Подробнее об этом в моей книге «Становление европейской науки», с. 337 сл.

Если в сценарии Лойолы речь идет о том, что послушник иезуитизма должен «быть как труп, позволяющий переворачивать себя в любую сторону и обращаться с собой любым способом», то научный сценарий походит на него как две капли воды: чем же еще хотело естествознание быть, если не (в более поздней формулировке математика Пуанкаре) «сгибанием и перевертыванием природы до тех пор, пока она не приноровится к притязаниям человеческого духа» [51] . К притязаниям человеческого духа! Нужно лишь представить себе, чем могли быть названные притязания в эпоху иезуитизма и либерализма, чтобы не проглядеть за гордой геральдикой «знание — сила» скрытый комплекс неполноценности и самоненавистничества. Mind is, what body does прочитывается антропософски: прежние христианские проклятия телу трансформируются в Новое время в мысленные навыки и становятся материалистическими проклятиями природе.
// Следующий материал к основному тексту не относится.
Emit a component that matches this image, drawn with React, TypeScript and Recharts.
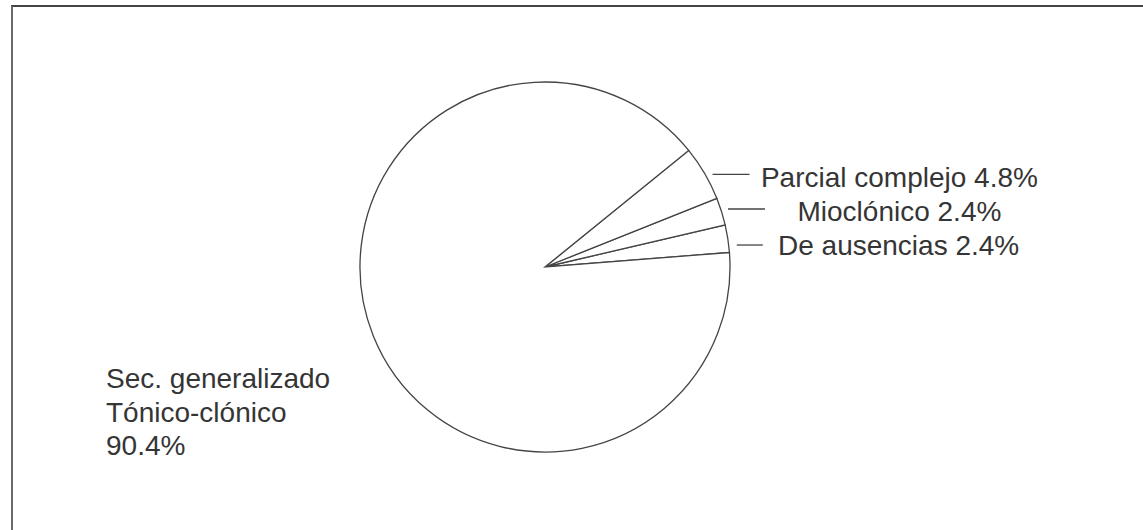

Если сегодня вымирают леса, высыхают моря, заражается воздух, продырявливается озон, a animal farm бунтует коровьим и свиным безумием, если природа последовательно и неуклонно вносится в «красную книгу» и грозит стать реликтом самой себя, это значит: мир претерпевает нынче в научной голове те же муки, которые тело аскета претерпевало некогда в монастырской келье.

51

H. Poincare, La Science et la Hypothese, Paris 1902, p. 197.